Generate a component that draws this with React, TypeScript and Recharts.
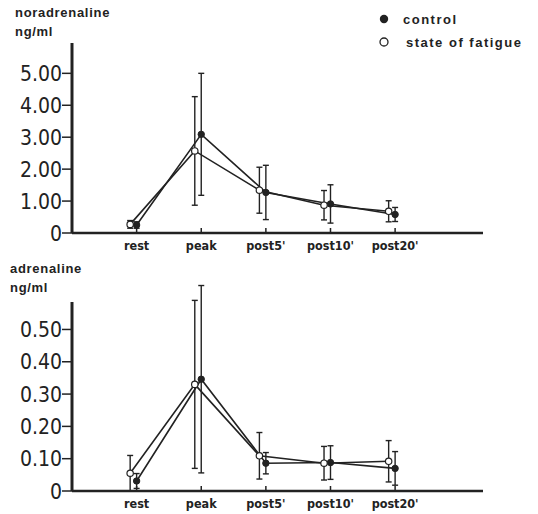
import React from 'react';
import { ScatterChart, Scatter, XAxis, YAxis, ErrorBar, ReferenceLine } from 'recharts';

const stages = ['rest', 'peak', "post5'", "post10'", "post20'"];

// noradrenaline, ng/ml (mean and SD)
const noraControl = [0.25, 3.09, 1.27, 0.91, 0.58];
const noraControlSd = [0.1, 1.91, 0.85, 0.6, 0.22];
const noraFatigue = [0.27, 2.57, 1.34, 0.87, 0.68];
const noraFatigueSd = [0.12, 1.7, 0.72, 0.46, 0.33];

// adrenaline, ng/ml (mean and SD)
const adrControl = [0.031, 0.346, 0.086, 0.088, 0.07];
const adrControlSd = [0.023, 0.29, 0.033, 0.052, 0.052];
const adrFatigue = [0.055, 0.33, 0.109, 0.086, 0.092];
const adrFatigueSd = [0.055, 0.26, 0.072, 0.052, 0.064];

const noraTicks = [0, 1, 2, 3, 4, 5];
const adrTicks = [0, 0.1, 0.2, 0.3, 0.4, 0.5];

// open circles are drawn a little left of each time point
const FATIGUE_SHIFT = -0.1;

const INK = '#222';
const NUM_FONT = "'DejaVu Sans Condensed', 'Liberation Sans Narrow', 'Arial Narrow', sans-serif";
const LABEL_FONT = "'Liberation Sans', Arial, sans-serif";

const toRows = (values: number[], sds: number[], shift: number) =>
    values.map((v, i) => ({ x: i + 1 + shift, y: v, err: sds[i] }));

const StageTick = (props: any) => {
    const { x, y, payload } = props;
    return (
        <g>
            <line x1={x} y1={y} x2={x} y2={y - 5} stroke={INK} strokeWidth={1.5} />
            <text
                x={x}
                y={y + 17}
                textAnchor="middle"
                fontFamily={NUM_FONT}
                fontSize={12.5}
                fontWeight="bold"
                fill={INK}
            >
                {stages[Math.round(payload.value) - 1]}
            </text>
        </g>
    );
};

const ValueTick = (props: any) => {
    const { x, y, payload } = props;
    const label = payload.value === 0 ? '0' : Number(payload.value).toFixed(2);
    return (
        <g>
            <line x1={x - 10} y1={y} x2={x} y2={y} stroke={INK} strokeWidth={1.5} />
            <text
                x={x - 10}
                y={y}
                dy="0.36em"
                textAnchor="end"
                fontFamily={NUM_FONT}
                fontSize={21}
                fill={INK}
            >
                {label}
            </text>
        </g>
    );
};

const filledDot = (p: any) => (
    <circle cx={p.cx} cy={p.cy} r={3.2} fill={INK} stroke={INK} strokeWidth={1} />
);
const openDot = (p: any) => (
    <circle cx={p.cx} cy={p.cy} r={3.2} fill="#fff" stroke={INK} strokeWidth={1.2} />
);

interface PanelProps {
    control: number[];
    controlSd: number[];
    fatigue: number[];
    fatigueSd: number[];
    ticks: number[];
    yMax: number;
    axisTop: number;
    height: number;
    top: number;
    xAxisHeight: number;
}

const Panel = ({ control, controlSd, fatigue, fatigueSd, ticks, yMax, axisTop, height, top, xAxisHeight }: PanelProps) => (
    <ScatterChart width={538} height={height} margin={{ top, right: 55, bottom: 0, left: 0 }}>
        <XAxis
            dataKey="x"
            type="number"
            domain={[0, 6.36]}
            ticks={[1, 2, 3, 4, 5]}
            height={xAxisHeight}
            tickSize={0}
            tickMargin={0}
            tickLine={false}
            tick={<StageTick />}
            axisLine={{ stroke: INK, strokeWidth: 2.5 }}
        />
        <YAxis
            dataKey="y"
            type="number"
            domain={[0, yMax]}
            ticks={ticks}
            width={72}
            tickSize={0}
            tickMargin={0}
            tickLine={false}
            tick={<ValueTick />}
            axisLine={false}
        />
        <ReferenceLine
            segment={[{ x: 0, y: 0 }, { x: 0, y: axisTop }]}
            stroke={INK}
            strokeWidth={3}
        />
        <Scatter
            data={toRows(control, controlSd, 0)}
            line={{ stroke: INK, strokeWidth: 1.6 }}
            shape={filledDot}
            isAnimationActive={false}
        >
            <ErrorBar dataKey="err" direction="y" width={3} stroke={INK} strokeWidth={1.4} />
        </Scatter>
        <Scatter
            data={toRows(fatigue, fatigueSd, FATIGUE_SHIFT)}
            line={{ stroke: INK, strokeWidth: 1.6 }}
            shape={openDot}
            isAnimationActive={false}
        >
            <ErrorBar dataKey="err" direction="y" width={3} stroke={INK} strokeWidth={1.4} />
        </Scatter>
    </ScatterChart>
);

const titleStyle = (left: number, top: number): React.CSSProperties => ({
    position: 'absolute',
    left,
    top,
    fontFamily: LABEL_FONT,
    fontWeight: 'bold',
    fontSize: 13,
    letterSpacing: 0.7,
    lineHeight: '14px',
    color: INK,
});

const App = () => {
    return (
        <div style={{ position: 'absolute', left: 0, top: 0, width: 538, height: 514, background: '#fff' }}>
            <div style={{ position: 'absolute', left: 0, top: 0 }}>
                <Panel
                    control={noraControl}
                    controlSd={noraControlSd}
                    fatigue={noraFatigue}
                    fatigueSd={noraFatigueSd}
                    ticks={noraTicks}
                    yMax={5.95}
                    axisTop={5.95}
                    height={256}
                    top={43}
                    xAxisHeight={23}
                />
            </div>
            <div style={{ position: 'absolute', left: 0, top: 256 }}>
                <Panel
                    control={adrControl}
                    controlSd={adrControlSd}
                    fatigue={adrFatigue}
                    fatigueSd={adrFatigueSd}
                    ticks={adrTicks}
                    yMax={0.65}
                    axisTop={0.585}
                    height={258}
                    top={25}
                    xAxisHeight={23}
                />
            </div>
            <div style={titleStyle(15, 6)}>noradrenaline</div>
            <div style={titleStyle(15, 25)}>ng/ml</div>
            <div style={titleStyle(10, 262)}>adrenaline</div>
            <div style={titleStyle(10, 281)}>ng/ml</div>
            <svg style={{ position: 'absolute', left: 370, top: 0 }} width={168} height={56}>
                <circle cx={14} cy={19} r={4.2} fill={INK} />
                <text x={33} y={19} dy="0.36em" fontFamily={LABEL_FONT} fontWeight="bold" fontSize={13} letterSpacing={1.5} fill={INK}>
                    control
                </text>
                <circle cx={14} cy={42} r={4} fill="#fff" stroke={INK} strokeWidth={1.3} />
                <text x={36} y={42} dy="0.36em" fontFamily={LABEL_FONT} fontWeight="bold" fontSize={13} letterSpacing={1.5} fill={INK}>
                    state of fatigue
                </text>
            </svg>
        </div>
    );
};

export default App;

▶ [EXERCISE INSTRUCTIONS]
Restate the full listing verbatim and drop every picture.

▶ [SOLUTION TO THE EXERCISE]
Generate a component that draws this with React, TypeScript and Recharts.
import React from 'react';
import { ScatterChart, Scatter, XAxis, YAxis, ErrorBar, ReferenceLine } from 'recharts';

const stages = ['rest', 'peak', "post5'", "post10'", "post20'"];

// noradrenaline, ng/ml (mean and SD)
const noraControl = [0.25, 3.09, 1.27, 0.91, 0.58];
const noraControlSd = [0.1, 1.91, 0.85, 0.6, 0.22];
const noraFatigue = [0.27, 2.57, 1.34, 0.87, 0.68];
const noraFatigueSd = [0.12, 1.7, 0.72, 0.46, 0.33];

// adrenaline, ng/ml (mean and SD)
const adrControl = [0.031, 0.346, 0.086, 0.088, 0.07];
const adrControlSd = [0.023, 0.29, 0.033, 0.052, 0.052];
const adrFatigue = [0.055, 0.33, 0.109, 0.086, 0.092];
const adrFatigueSd = [0.055, 0.26, 0.072, 0.052, 0.064];

const noraTicks = [0, 1, 2, 3, 4, 5];
const adrTicks = [0, 0.1, 0.2, 0.3, 0.4, 0.5];

// open circles are drawn a little left of each time point
const FATIGUE_SHIFT = -0.1;

const INK = '#222';
const NUM_FONT = "'DejaVu Sans Condensed', 'Liberation Sans Narrow', 'Arial Narrow', sans-serif";
const LABEL_FONT = "'Liberation Sans', Arial, sans-serif";

const toRows = (values: number[], sds: number[], shift: number) =>
    values.map((v, i) => ({ x: i + 1 + shift, y: v, err: sds[i] }));

const StageTick = (props: any) => {
    const { x, y, payload } = props;
    return (
        <g>
            <line x1={x} y1={y} x2={x} y2={y - 5} stroke={INK} strokeWidth={1.5} />
            <text
                x={x}
                y={y + 17}
                textAnchor="middle"
                fontFamily={NUM_FONT}
                fontSize={12.5}
                fontWeight="bold"
                fill={INK}
            >
                {stages[Math.round(payload.value) - 1]}
            </text>
        </g>
    );
};

const ValueTick = (props: any) => {
    const { x, y, payload } = props;
    const label = payload.value === 0 ? '0' : Number(payload.value).toFixed(2);
    return (
        <g>
            <line x1={x - 10} y1={y} x2={x} y2={y} stroke={INK} strokeWidth={1.5} />
            <text
                x={x - 10}
                y={y}
                dy="0.36em"
                textAnchor="end"
                fontFamily={NUM_FONT}
                fontSize={21}
                fill={INK}
            >
                {label}
            </text>
        </g>
    );
};

const filledDot = (p: any) => (
    <circle cx={p.cx} cy={p.cy} r={3.2} fill={INK} stroke={INK} strokeWidth={1} />
);
const openDot = (p: any) => (
    <circle cx={p.cx} cy={p.cy} r={3.2} fill="#fff" stroke={INK} strokeWidth={1.2} />
);

interface PanelProps {
    control: number[];
    controlSd: number[];
    fatigue: number[];
    fatigueSd: number[];
    ticks: number[];
    yMax: number;
    axisTop: number;
    height: number;
    top: number;
    xAxisHeight: number;
}

const Panel = ({ control, controlSd, fatigue, fatigueSd, ticks, yMax, axisTop, height, top, xAxisHeight }: PanelProps) => (
    <ScatterChart width={538} height={height} margin={{ top, right: 55, bottom: 0, left: 0 }}>
        <XAxis
            dataKey="x"
            type="number"
            domain={[0, 6.36]}
            ticks={[1, 2, 3, 4, 5]}
            height={xAxisHeight}
            tickSize={0}
            tickMargin={0}
            tickLine={false}
            tick={<StageTick />}
            axisLine={{ stroke: INK, strokeWidth: 2.5 }}
        />
        <YAxis
            dataKey="y"
            type="number"
            domain={[0, yMax]}
            ticks={ticks}
            width={72}
            tickSize={0}
            tickMargin={0}
            tickLine={false}
            tick={<ValueTick />}
            axisLine={false}
        />
        <ReferenceLine
            segment={[{ x: 0, y: 0 }, { x: 0, y: axisTop }]}
            stroke={INK}
            strokeWidth={3}
        />
        <Scatter
            data={toRows(control, controlSd, 0)}
            line={{ stroke: INK, strokeWidth: 1.6 }}
            shape={filledDot}
            isAnimationActive={false}
        >
            <ErrorBar dataKey="err" direction="y" width={3} stroke={INK} strokeWidth={1.4} />
        </Scatter>
        <Scatter
            data={toRows(fatigue, fatigueSd, FATIGUE_SHIFT)}
            line={{ stroke: INK, strokeWidth: 1.6 }}
            shape={openDot}
            isAnimationActive={false}
        >
            <ErrorBar dataKey="err" direction="y" width={3} stroke={INK} strokeWidth={1.4} />
        </Scatter>
    </ScatterChart>
);

const titleStyle = (left: number, top: number): React.CSSProperties => ({
    position: 'absolute',
    left,
    top,
    fontFamily: LABEL_FONT,
    fontWeight: 'bold',
    fontSize: 13,
    letterSpacing: 0.7,
    lineHeight: '14px',
    color: INK,
});

const App = () => {
    return (
        <div style={{ position: 'absolute', left: 0, top: 0, width: 538, height: 514, background: '#fff' }}>
            <div style={{ position: 'absolute', left: 0, top: 0 }}>
                <Panel
                    control={noraControl}
                    controlSd={noraControlSd}
                    fatigue={noraFatigue}
                    fatigueSd={noraFatigueSd}
                    ticks={noraTicks}
                    yMax={5.95}
                    axisTop={5.95}
                    height={256}
                    top={43}
                    xAxisHeight={23}
                />
            </div>
            <div style={{ position: 'absolute', left: 0, top: 256 }}>
                <Panel
                    control={adrControl}
                    controlSd={adrControlSd}
                    fatigue={adrFatigue}
                    fatigueSd={adrFatigueSd}
                    ticks={adrTicks}
                    yMax={0.65}
                    axisTop={0.585}
                    height={258}
                    top={25}
                    xAxisHeight={23}
                />
            </div>
            <div style={titleStyle(15, 6)}>noradrenaline</div>
            <div style={titleStyle(15, 25)}>ng/ml</div>
            <div style={titleStyle(10, 262)}>adrenaline</div>
            <div style={titleStyle(10, 281)}>ng/ml</div>
            <svg style={{ position: 'absolute', left: 370, top: 0 }} width={168} height={56}>
                <circle cx={14} cy={19} r={4.2} fill={INK} />
                <text x={33} y={19} dy="0.36em" fontFamily={LABEL_FONT} fontWeight="bold" fontSize={13} letterSpacing={1.5} fill={INK}>
                    control
                </text>
                <circle cx={14} cy={42} r={4} fill="#fff" stroke={INK} strokeWidth={1.3} />
                <text x={36} y={42} dy="0.36em" fontFamily={LABEL_FONT} fontWeight="bold" fontSize={13} letterSpacing={1.5} fill={INK}>
                    state of fatigue
                </text>
            </svg>
        </div>
    );
};

export default App;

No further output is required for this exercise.